**Instructions for the task:**
Look at the data below and print exactly the lines from its first line through the line with "const colors = ['#4F81BD', '#C0504D', '#9BBB59'];"; the pictures stay out of the copy.

**Data lines:**
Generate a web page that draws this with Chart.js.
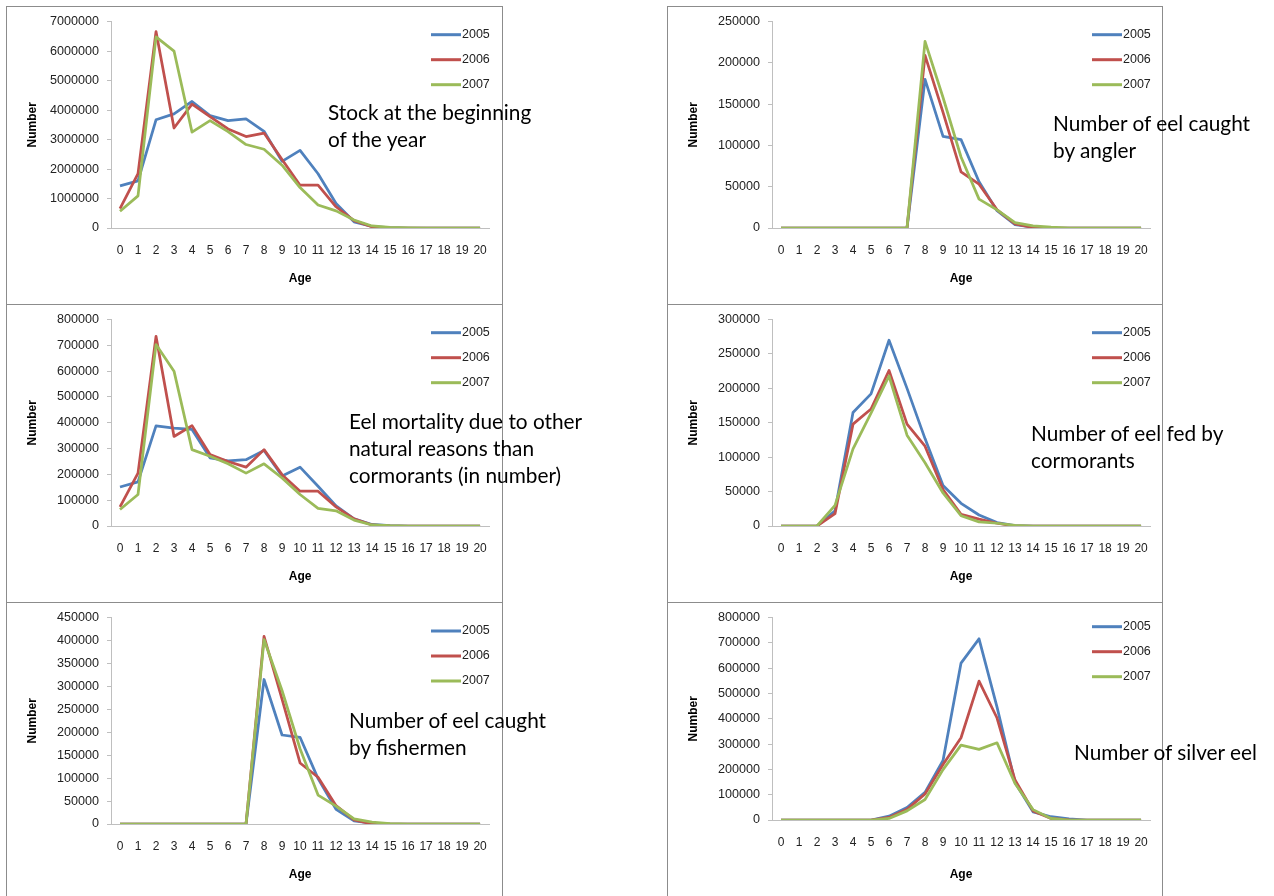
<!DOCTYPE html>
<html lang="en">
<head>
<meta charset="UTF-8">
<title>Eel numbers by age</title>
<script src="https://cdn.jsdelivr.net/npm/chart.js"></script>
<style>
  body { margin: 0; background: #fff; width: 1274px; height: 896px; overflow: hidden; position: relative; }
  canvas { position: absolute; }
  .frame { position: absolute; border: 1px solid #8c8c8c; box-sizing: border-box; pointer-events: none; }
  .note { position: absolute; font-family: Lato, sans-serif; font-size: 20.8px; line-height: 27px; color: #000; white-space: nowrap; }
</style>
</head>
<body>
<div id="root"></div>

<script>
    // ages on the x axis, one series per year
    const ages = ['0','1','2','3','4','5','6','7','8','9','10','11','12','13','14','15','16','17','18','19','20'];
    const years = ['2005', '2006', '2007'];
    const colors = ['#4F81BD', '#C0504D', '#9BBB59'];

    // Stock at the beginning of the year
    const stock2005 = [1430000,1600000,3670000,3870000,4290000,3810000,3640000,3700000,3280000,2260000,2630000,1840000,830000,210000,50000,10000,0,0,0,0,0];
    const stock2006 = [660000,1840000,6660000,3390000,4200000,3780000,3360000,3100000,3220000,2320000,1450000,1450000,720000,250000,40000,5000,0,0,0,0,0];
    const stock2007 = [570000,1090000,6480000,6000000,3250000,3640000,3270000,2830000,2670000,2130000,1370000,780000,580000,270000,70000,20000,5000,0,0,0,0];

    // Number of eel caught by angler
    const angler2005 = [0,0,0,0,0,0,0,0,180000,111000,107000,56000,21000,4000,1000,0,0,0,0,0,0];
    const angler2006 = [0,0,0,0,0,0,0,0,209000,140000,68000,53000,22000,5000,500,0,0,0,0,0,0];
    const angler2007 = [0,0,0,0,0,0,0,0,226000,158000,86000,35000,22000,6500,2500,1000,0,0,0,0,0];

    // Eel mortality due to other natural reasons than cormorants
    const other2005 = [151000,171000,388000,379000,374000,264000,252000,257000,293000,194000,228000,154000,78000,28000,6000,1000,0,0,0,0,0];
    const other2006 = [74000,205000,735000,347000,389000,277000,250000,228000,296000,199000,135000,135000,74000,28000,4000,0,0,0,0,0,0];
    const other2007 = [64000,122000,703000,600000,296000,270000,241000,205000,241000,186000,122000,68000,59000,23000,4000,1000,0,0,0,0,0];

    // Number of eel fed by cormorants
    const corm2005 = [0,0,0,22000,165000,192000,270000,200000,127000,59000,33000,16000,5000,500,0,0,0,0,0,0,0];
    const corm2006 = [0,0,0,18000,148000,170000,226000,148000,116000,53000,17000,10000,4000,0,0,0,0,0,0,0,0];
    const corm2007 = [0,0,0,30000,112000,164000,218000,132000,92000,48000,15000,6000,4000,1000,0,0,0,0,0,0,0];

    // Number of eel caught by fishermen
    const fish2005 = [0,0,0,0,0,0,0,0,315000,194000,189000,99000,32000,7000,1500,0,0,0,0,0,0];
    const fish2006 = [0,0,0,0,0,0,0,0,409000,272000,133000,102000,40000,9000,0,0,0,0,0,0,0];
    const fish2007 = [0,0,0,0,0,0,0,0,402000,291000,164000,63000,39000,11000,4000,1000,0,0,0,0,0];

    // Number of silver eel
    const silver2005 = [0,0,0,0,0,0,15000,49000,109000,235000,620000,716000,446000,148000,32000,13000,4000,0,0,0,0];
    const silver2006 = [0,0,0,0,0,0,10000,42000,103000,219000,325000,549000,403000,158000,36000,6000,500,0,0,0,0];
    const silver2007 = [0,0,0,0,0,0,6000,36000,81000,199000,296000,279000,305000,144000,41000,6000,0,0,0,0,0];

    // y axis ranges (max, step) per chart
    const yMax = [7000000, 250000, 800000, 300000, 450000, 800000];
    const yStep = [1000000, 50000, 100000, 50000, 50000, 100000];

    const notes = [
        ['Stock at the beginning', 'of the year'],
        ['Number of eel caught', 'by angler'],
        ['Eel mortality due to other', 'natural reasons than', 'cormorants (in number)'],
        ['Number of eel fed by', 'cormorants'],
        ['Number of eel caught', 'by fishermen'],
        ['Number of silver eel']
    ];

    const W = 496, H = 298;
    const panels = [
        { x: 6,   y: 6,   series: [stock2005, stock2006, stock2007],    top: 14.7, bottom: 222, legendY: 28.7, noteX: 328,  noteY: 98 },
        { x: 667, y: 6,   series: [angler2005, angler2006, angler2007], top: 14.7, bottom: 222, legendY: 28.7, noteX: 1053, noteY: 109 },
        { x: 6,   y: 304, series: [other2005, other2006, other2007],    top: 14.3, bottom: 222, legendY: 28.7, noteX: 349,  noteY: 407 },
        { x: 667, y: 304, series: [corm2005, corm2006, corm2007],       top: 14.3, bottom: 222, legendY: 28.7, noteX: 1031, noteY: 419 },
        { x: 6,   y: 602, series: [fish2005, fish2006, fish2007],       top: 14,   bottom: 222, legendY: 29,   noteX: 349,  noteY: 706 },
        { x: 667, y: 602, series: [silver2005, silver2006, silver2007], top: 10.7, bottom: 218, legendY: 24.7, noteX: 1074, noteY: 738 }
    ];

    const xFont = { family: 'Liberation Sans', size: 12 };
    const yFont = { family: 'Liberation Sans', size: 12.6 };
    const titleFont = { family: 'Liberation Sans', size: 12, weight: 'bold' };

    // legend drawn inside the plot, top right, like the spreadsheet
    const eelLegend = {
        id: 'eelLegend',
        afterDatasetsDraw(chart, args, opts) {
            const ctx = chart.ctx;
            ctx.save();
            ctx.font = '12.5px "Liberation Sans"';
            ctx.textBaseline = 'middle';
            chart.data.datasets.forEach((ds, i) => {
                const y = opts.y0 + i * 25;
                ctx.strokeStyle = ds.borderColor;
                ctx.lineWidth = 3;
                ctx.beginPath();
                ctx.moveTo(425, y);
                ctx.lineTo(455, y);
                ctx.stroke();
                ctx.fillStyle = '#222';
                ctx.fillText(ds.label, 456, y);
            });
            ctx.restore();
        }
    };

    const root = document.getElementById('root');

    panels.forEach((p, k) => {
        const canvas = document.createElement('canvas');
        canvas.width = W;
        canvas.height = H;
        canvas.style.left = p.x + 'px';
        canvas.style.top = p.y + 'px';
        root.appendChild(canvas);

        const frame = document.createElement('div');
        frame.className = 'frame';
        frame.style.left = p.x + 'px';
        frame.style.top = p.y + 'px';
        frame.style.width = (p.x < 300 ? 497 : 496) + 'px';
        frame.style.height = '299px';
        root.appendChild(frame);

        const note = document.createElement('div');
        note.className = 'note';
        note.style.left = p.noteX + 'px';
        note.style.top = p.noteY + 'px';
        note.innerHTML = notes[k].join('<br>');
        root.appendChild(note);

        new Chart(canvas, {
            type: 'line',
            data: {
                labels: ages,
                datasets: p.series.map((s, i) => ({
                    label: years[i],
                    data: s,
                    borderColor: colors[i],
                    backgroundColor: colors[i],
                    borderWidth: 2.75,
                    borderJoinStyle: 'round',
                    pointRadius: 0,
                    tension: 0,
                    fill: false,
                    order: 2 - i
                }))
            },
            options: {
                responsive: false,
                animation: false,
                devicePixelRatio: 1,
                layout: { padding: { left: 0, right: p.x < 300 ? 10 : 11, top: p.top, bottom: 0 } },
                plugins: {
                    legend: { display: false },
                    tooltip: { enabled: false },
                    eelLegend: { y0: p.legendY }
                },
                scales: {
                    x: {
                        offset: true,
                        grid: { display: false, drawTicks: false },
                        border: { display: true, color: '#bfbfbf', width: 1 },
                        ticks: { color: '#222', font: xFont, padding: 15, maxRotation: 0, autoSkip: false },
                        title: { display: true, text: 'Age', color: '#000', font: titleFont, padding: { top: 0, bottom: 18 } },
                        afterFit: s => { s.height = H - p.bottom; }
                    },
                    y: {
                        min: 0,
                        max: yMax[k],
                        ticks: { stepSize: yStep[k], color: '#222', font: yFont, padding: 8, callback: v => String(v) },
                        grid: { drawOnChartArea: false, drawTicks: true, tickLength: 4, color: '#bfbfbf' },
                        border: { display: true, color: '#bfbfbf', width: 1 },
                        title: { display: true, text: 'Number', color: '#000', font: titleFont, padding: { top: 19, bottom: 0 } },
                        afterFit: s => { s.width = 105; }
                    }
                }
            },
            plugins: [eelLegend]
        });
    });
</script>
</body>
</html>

**Solution:**
Generate a web page that draws this with Chart.js.
<!DOCTYPE html>
<html lang="en">
<head>
<meta charset="UTF-8">
<title>Eel numbers by age</title>
<script src="https://cdn.jsdelivr.net/npm/chart.js"></script>
<style>
  body { margin: 0; background: #fff; width: 1274px; height: 896px; overflow: hidden; position: relative; }
  canvas { position: absolute; }
  .frame { position: absolute; border: 1px solid #8c8c8c; box-sizing: border-box; pointer-events: none; }
  .note { position: absolute; font-family: Lato, sans-serif; font-size: 20.8px; line-height: 27px; color: #000; white-space: nowrap; }
</style>
</head>
<body>
<div id="root"></div>

<script>
    // ages on the x axis, one series per year
    const ages = ['0','1','2','3','4','5','6','7','8','9','10','11','12','13','14','15','16','17','18','19','20'];
    const years = ['2005', '2006', '2007'];
    const colors = ['#4F81BD', '#C0504D', '#9BBB59'];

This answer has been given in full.